Barack Obama likes to chant, almost to sing, that name of our country. He now wields its power to the extent that the well-crafted paper will allow. He is himself an expert on that paper, and in the midst of terrible frustrations he will remember well that they are part of a form of government that is very bad, but not as bad as any of the others.

2 comments

  1. A Republic If We Can Keep It!

    I differ. While I did enjoy the hype of the racial barrier being broken I was deeply saddened that it was prejudice and racism that made it so – at the expense of rationality and liberty.

    The election of a democrat – nearly anyone – over a republican should have been easy to predict after 8 years with George W. Bush holding the office and his neoconservative allies in the legislature.

    I carefully examined each and every candidate on both sides – casting away biases to the best of my human ability. I found a candidate who spoke volumes and had a long history of writings that backed him up. It was an educational process watching political pundits and others attack him – but I carried on listening and doing my own research. I found Doctor Ron Paul to be the best choice for America – and knew he had virtually no chance. I refused and continue to refuse to vote for “the lesser of two evils.”

    I present to you a speech by Dr. Ron Paul from the turn of the millenium – to me it speak volumes more than anything ever uttered by Barack Obama.

    http://www.house.gov/paul/congrec/congrec2000/cr020200.htm

    Some may get hung up on some issues but it is the basic principles and foundation that he speaks from that make all the difference. He has been a lone voter many times in defense of principles. Some may say he is pro-life and he is but I have not read anyone write a counter to abortion from such a rational perspective. I agree with Dr. Paul in how one party is for freedom in behavioral and personal matters but not in economic matters while another party is for freedom in economic matters but not personal and behavioral matters. What is needed are leaders who protect the freedom in both.

    Dr.

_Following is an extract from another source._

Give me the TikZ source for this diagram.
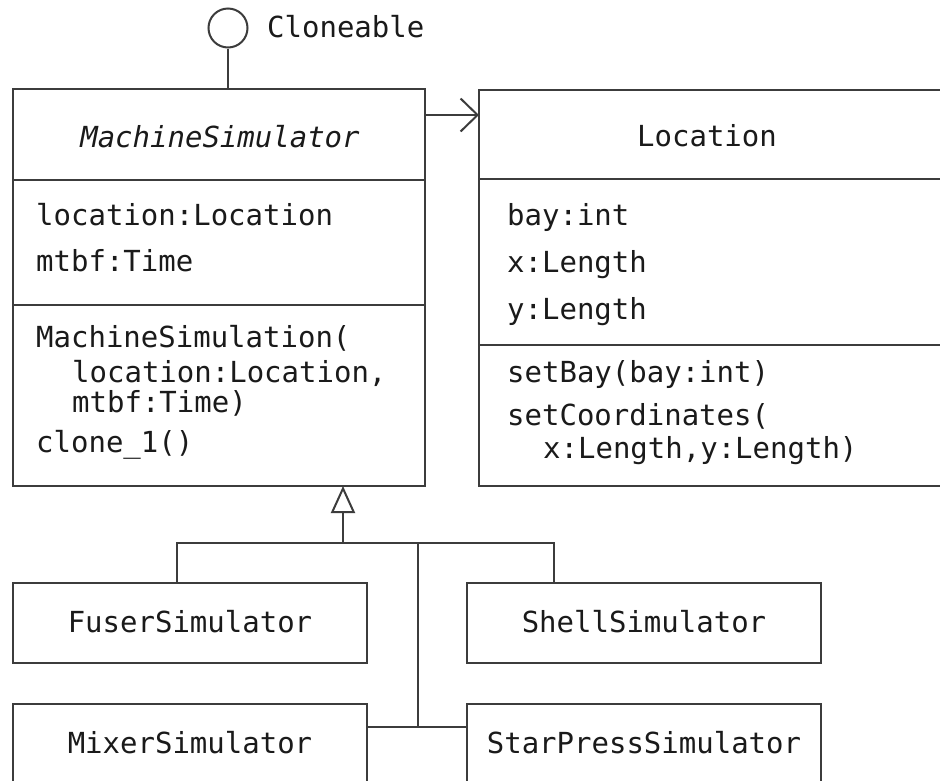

Paul cured my political apathy and helped me to learn more about the monetary aspects that are driving our nation and its confusing and bad policies.

    I don’t believe I am exactly a Republican – since I am eager to replace most of the members of that party and am not finding it easy to forgive their treatment of the young people who supported Dr. Paul to become politically active during the campaign.

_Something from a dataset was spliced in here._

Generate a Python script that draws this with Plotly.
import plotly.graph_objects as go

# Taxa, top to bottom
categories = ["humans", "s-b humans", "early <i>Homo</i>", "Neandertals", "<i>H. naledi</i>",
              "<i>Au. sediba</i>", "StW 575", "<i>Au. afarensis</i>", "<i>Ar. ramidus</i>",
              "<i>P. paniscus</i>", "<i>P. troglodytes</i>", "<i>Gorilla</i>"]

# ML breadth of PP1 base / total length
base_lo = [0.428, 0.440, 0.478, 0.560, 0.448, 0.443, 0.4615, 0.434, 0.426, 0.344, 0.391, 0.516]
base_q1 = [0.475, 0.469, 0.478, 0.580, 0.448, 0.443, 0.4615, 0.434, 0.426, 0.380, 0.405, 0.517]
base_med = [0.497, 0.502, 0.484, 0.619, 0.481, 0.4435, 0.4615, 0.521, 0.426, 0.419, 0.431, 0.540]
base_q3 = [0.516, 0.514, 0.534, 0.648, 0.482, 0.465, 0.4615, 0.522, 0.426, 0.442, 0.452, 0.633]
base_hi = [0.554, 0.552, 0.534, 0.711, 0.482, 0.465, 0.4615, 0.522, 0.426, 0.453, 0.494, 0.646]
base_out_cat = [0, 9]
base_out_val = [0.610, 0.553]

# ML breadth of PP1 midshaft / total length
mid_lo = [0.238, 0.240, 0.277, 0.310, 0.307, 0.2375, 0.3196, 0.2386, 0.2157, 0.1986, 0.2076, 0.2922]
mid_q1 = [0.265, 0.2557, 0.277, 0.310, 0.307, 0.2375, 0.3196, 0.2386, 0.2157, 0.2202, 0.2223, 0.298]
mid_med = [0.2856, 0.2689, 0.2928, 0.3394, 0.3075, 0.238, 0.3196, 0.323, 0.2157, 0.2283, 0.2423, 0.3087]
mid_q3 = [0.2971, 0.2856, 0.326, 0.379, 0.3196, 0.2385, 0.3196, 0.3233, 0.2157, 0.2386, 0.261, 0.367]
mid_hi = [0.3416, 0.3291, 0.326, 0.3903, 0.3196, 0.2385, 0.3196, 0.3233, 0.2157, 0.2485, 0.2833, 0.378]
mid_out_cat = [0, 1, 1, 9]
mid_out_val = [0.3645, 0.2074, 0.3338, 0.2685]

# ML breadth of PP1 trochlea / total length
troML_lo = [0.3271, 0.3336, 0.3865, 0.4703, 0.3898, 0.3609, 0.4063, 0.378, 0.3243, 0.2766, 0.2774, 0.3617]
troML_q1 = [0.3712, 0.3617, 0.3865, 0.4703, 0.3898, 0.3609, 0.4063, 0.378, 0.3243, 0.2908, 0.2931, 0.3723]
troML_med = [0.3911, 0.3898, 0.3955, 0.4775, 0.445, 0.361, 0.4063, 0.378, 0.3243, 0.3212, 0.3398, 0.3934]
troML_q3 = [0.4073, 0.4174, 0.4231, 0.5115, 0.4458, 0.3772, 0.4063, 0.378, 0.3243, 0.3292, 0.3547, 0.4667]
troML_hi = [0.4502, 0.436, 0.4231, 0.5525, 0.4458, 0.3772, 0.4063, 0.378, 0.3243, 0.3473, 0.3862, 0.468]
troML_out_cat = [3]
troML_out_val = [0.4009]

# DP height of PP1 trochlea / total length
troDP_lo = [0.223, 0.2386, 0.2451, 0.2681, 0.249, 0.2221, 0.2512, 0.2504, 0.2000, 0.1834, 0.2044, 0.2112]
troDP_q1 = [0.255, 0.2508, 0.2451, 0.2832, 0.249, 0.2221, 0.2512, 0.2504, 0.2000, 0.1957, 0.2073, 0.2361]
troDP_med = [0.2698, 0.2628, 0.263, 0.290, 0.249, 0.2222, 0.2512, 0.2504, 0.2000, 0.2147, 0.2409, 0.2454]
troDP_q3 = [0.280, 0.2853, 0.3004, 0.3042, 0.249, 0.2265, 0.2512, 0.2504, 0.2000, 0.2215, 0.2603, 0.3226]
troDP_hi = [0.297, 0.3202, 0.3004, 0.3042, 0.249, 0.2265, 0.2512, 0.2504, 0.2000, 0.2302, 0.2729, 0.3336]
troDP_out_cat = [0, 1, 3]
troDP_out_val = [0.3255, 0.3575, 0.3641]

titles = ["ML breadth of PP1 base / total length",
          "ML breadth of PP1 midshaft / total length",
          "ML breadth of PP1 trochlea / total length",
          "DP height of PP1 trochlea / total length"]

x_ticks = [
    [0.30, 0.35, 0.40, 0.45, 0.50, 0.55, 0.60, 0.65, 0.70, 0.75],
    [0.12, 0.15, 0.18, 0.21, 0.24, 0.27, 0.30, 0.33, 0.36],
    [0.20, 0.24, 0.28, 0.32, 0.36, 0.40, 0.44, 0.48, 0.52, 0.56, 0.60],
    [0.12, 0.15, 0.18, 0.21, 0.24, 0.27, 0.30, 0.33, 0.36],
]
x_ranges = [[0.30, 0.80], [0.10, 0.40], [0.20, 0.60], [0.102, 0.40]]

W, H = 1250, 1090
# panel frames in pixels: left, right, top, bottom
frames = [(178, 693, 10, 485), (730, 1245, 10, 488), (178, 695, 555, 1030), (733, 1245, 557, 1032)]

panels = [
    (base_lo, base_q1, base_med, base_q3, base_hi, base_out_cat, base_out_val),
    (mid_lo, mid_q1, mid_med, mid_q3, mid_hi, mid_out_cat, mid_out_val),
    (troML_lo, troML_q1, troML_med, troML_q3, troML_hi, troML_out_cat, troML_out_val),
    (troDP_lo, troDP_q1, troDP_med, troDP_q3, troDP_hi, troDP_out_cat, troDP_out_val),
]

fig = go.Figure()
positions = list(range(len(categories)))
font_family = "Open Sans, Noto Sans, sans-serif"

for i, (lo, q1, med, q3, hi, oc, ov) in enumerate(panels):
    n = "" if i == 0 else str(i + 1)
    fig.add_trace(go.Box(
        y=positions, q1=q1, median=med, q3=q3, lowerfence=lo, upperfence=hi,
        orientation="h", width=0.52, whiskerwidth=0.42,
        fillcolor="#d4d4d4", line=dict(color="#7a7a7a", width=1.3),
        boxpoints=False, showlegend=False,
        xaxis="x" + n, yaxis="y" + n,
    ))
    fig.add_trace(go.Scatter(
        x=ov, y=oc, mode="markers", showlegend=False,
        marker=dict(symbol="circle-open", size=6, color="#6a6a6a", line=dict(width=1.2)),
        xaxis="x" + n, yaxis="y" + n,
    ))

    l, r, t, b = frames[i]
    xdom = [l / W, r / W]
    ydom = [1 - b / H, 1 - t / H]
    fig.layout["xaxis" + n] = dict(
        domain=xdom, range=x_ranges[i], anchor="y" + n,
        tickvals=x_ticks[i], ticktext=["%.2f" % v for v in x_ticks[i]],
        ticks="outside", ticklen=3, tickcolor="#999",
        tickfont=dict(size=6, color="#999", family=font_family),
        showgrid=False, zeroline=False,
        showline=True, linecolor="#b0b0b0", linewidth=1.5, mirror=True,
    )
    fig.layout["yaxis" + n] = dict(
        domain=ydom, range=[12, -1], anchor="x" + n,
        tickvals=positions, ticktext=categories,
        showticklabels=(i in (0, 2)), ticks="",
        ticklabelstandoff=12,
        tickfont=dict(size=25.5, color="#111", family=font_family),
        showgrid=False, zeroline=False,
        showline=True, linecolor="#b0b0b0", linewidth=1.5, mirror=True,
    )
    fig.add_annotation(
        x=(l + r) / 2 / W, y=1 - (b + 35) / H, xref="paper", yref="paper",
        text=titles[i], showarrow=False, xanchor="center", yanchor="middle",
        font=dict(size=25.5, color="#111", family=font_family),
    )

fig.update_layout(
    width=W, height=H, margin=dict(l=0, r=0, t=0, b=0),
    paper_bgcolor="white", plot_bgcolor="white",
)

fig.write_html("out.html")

    The truth is regardless of who won this election (McCain or Obama) the same efforts would be undertaken to solve our present day problems – the wrong ones. If Dr. Paul had won he would have brought with him real change and addressed the root causes to our present day crises.

    Now I just hope that not many people will be harmed when the dollar collapses from hyperinflation, and I hope there will remain some freedoms despite the obvious governmental interventionist strategies that will be employed by the Obama administration and the democratic party.

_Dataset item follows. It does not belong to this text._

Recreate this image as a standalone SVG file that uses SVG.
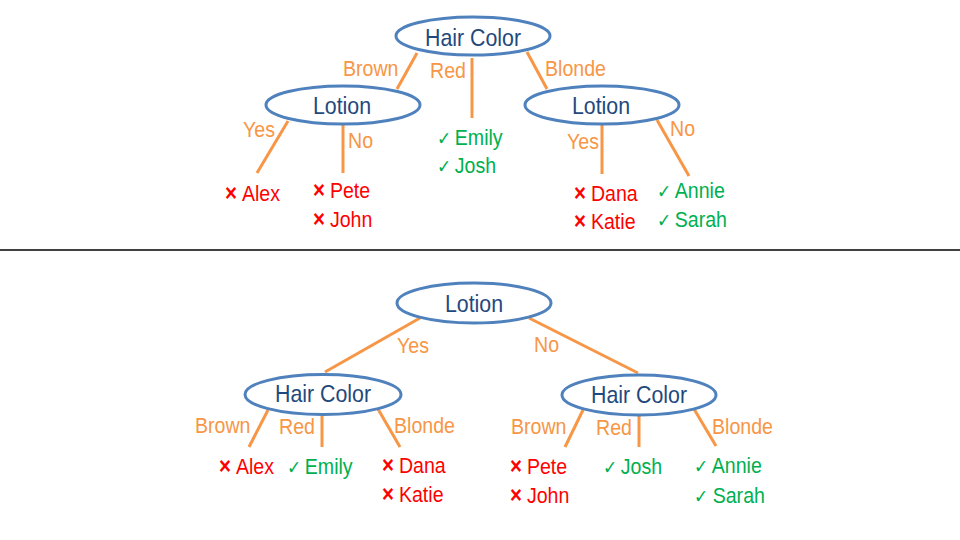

    The saddest part for me is that the first African-American President is elected during the worst time of our history and will likely fail because he is not challenging the systems that have been in place for the last 100 years – systems and views that Dr. Paul outlined in this speech back in 2000.

  2. Dear Steve,

    Thank you for your deeply felt comment. I must say that most of what I heard from Ron Paul during the campaign struck me as naive and unworkable, but I know that he has a strong following and the courage of his convictions. We will see how Obama performs. I am skeptical, and I think there have been numerous mistakes already, not least of which is (as you say) the business-as-usual-in-Washington aspect of his new administration. Still, as an American, I have to hope he succeeds.